Setting in sleeves

So I am working on a jacket for Megan. She needed office wear. Normally I am opposed to making jackets but I did it anyways. What don’t I like? SLEEVES. I used to cheat and leave the side seams open while I set in the sleeves but today I decided to do it the right way, closed side seam on jacket and closed sleeve seam.

Things that make setting in sleeves easier.

  1. Mark the pattern pieces. Those little dots are there for a reason.
  2. The basting stitches should be at 5/8 and 1/4 inches. This will make the gathering part easier.
  3. Use a dress form.
  4. Pin the sleeve at the shoulder seam and the armpit. Pin at the notches. Then gather to match the dots.
  5. I used a billion pins this time.
  6. I hand basted in the sleeves to avoid having to yank out pins as I go (I am also a little more cautious because I frequently run out of bobbin thread while putting in sleeves and I discover it after all the pins are taken out.

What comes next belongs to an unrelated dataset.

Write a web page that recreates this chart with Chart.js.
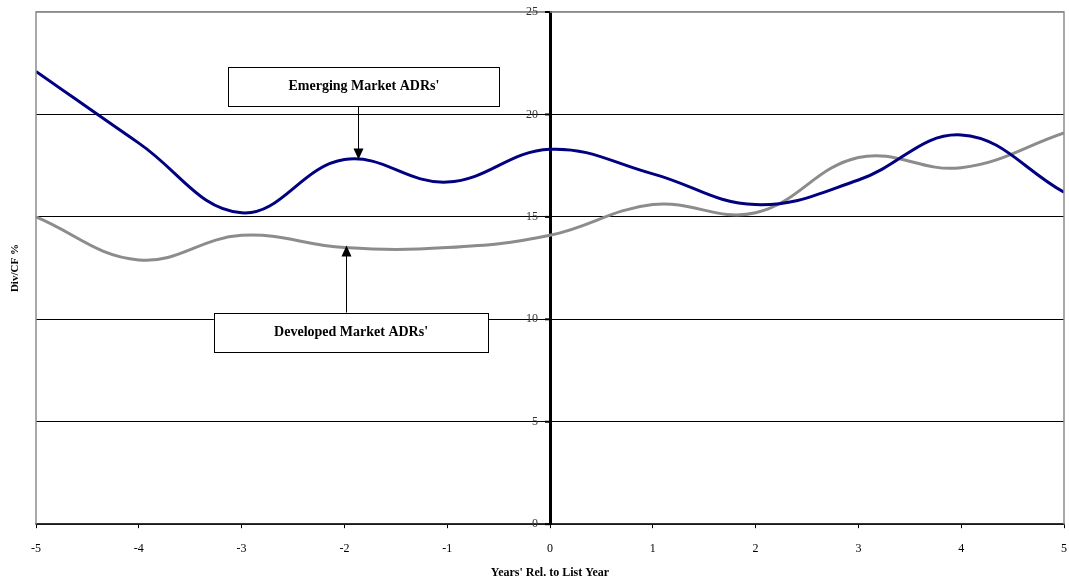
<!DOCTYPE html>
<html>
<head>
<meta charset="utf-8">
<script src="https://cdn.jsdelivr.net/npm/chart.js@4/dist/chart.umd.min.js"></script>
<style>
  html, body { margin: 0; padding: 0; background: #fff; }
  #wrap { width: 1069px; height: 585px; }
</style>
</head>
<body>
<div id="wrap"><canvas id="divChart"></canvas></div>
<script>
// 연도 (상장 연도 기준)
const years = [-5, -4, -3, -2, -1, 0, 1, 2, 3, 4, 5];
// Div/CF % 값
const emergingValues = [22.1, 18.6, 15.2, 17.8, 16.7, 18.3, 17.1, 15.6, 16.8, 19.0, 16.2];
const developedValues = [15.0, 12.9, 14.1, 13.5, 13.5, 14.1, 15.6, 15.2, 17.9, 17.4, 19.1];
const yTicks = [0, 5, 10, 15, 20, 25];

// 주석 상자 (데이터 좌표)
const noteLabels = ["Emerging Market ADRs'", "Developed Market ADRs'"];
const noteBoxes = [
    { x1: -3.13, x2: -0.49, y1: 22.3, y2: 20.4, ax: -1.87, ay: 17.8 },
    { x1: -3.27, x2: -0.60, y1: 10.33, y2: 8.43, ax: -1.98, ay: 13.6 }
];

const serif = "'Liberation Serif', 'DejaVu Serif', serif";

function toPoints(vals) {
    return years.map((x, i) => ({ x: x, y: vals[i] }));
}

// 외곽선, y축 라벨/제목, 주석 그리기
const extrasPlugin = {
    id: 'extras',
    afterDraw(chart) {
        const { ctx, chartArea: a, scales } = chart;
        const sx = scales.x, sy = scales.y;
        ctx.save();
        // 좌우 테두리 (회색)
        ctx.strokeStyle = '#8c8c8c';
        ctx.lineWidth = 1.5;
        ctx.beginPath();
        ctx.moveTo(a.left, a.bottom);
        ctx.lineTo(a.left, a.top);
        ctx.lineTo(a.right, a.top);
        ctx.lineTo(a.right, a.bottom);
        ctx.stroke();

        // y축 눈금 라벨 (가운데 축 왼쪽)
        const axisX = sx.getPixelForValue(0);
        ctx.fillStyle = '#333';
        ctx.strokeStyle = '#000';
        ctx.lineWidth = 2;
        ctx.font = '12px ' + serif;
        ctx.textAlign = 'right';
        ctx.textBaseline = 'middle';
        yTicks.forEach(v => {
            const py = sy.getPixelForValue(v);
            ctx.fillText(String(v), axisX - 12, py);
            ctx.beginPath();
            ctx.moveTo(axisX - 5, py);
            ctx.lineTo(axisX, py);
            ctx.stroke();
        });

        // y축 제목
        ctx.fillStyle = '#000';
        ctx.font = 'bold 11px ' + serif;
        ctx.translate(15, (a.top + a.bottom) / 2);
        ctx.rotate(-Math.PI / 2);
        ctx.textAlign = 'center';
        ctx.fillText('Div/CF %', 0, 0);
        ctx.setTransform(1, 0, 0, 1, 0, 0);

        // 주석 상자와 화살표
        noteBoxes.forEach((b, i) => {
            const l = sx.getPixelForValue(b.x1), r = sx.getPixelForValue(b.x2);
            const t = sy.getPixelForValue(b.y1), btm = sy.getPixelForValue(b.y2);
            ctx.fillStyle = '#fff';
            ctx.fillRect(l, t, r - l, btm - t);
            ctx.strokeStyle = '#000';
            ctx.lineWidth = 1;
            ctx.strokeRect(Math.round(l) + 0.5, Math.round(t) + 0.5, Math.round(r - l), Math.round(btm - t));
            ctx.fillStyle = '#000';
            ctx.font = 'bold 14px ' + serif;
            ctx.textAlign = 'center';
            ctx.textBaseline = 'middle';
            ctx.fillText(noteLabels[i], (l + r) / 2, (t + btm) / 2);

            const ax = Math.round(sx.getPixelForValue(b.ax)) + 0.5;
            const tipY = sy.getPixelForValue(b.ay);
            const startY = tipY > btm ? btm : t;
            const dir = tipY > startY ? 1 : -1;
            ctx.beginPath();
            ctx.moveTo(ax, startY);
            ctx.lineTo(ax, tipY - dir * 10);
            ctx.stroke();
            ctx.beginPath();
            ctx.moveTo(ax, tipY);
            ctx.lineTo(ax - 5, tipY - dir * 11);
            ctx.lineTo(ax + 5, tipY - dir * 11);
            ctx.closePath();
            ctx.fill();
        });
        ctx.restore();
    }
};

const ctx = document.getElementById('divChart').getContext('2d');
new Chart(ctx, {
    type: 'line',
    data: {
        datasets: [
            {
                label: "Emerging Market ADRs'",
                data: toPoints(emergingValues),
                borderColor: '#000080',
                borderWidth: 3,
                pointRadius: 0,
                tension: 0.4,
                fill: false
            },
            {
                label: "Developed Market ADRs'",
                data: toPoints(developedValues),
                borderColor: '#8c8c8c',
                borderWidth: 3,
                pointRadius: 0,
                tension: 0.4,
                fill: false
            }
        ]
    },
    options: {
        responsive: true,
        maintainAspectRatio: false,
        animation: false,
        layout: { padding: { left: 36, right: 5, top: 12, bottom: 5 } },
        plugins: {
            legend: { display: false },
            tooltip: { enabled: false }
        },
        scales: {
            x: {
                type: 'linear',
                min: -5,
                max: 5,
                position: 'bottom',
                afterFit: s => { s.paddingLeft = 0; s.paddingRight = 0; },
                grid: {
                    drawOnChartArea: false,
                    color: '#000',
                    tickLength: 4
                },
                border: { color: '#333', width: 1.5 },
                ticks: {
                    stepSize: 1,
                    color: '#000',
                    padding: 13,
                    font: { family: serif, size: 12 },
                    maxRotation: 0
                },
                title: {
                    display: true,
                    text: "Years' Rel. to List Year",
                    color: '#000',
                    font: { family: serif, size: 12, weight: 'bold' },
                    padding: { top: -3, bottom: 0 }
                }
            },
            y: {
                type: 'linear',
                min: 0,
                max: 25,
                position: { x: 0 },
                afterBuildTicks: scale => {
                    scale.ticks = yTicks.map(v => ({ value: v }));
                },
                grid: {
                    color: c => (c.tick && c.tick.value === 25) ? '#8c8c8c' : '#000',
                    lineWidth: c => (c.tick && c.tick.value === 25) ? 1.5 : 1,
                    drawTicks: false
                },
                border: { color: '#000', width: 3 },
                ticks: { display: false }
            }
        }
    },
    plugins: [extrasPlugin]
});
</script>
</body>
</html>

Hopefully your sleeve setting goes smoothly. This is the jacket I am making… Simplicity 4238 View C. I am working with a plaid and thought that this pattern worked better.

It will go with Simplicity 3874 view A. I am making the dress out of a chocolate brown jersey. I ditched the zipper in the back and it will be pull on. The one difficulty in how I cut the dress is that I negated the center back seam in the top part which made it difficult to sew the lining to the exterior.